Wie kann man sich von der Kleinbürgerlichkeit befreien?

Sich von kleinbürgerlichen Vorstellungen und Wertvorstellungen zu befreien, erfordert ein bewusstes Engagement und einen individuellen Prozess der Reflexion und Veränderung. Hier sind einige mögliche Ansätze, um sich von kleinbürgerlichen Denkweisen zu lösen:

  1. Reflexion und Selbstbewusstsein: Reflektiere über deine eigenen Werte, Normen und Überzeugungen. Frage dich, ob sie wirklich deinen eigenen Überzeugungen entsprechen oder ob sie von sozialen Erwartungen oder Konventionen geprägt sind. Entwickle ein Bewusstsein für deine eigenen Bedürfnisse, Wünsche und Lebensziele.
  2. Bildung und Offenheit: Erweitere deinen Horizont, indem du dich mit verschiedenen Perspektiven, Kulturen und Lebensstilen auseinandersetzt. Lies Bücher, schaue Filme oder Dokumentationen, die neue Ideen und Denkweisen präsentieren. Reise, wenn möglich, um neue Kulturen und Menschen kennenzulernen. Sei offen für neue Erfahrungen und verschiedene Arten des Denkens.
  3. Kritisches Denken: Hinterfrage bestehende Normen und Wertvorstellungen. Analysiere, warum bestimmte Überzeugungen oder Verhaltensweisen als “richtig” oder “falsch” betrachtet werden. Betrachte alternative Perspektiven und prüfe, ob sie besser mit deinen eigenen Werten und Überzeugungen übereinstimmen.
  4. Empathie und Toleranz: Entwickle Empathie für andere Menschen und ihre Lebensweisen. Verstehe, dass Vielfalt und Verschiedenheit normal und bereichernd sind. Sei offen für andere Meinungen und respektiere die Individualität anderer.
  5. Mut zur Individualität: Stehe zu deinen eigenen Überzeugungen und lebe dein Leben authentisch. Lass dich nicht von den Erwartungen anderer einschränken. Sei mutig genug, deine eigenen Entscheidungen zu treffen und deine eigenen Werte zu leben, auch wenn sie von der kleinbürgerlichen Norm abweichen.
  6. Gemeinschaft und Unterstützung: Suche nach Gleichgesinnten, die ähnliche Werte und Ziele haben. Umgebe dich mit Menschen, die dich in deinem Streben nach persönlicher Freiheit und Selbstentfaltung unterstützen. Diskutiere und teile deine Gedanken mit anderen, die dich ermutigen und inspirieren können.
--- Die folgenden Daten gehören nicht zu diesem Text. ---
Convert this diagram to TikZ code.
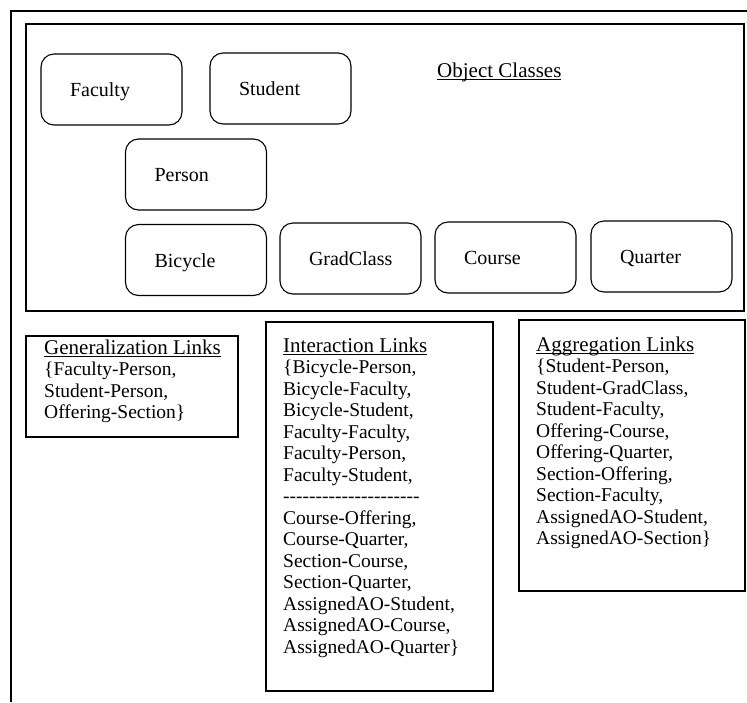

Der Prozess, sich von kleinbürgerlicher Denkweise zu befreien, ist individuell und benöitgt Zeit. Es erfordert Selbstreflexion, Geduld und die Bereitschaft, Veränderungen anzunehmen. In diesem Blog-Beitrag haben wir untersucht, wie die kleinbürgerliche Moralvorstellung Scham auslösen kann und welche Auswirkungen diese auf die Gesellschaft hat.

Wir sollten uns bewusst machen, dass diese Moralvorstellungen nicht die einzige Wahrheit darstellen und oft dazu beitragen, dass Menschen sich für Dinge schämen, die eigentlich normal sein sollten und die Diversität unserer Gesellschaft ausmachen. Wir sollten uns von diesen restriktiven Vorstellungen und damit verbundenen Schamgefühlen lösen und eine selbstbewusste, individuelle Moralvorstellung entwickeln. Nur so können wir ein erfülltes Leben führen, ohne uns zwanghaft an das Gesellschaftsmodell der kleinbürgerlichen Moral zu halten.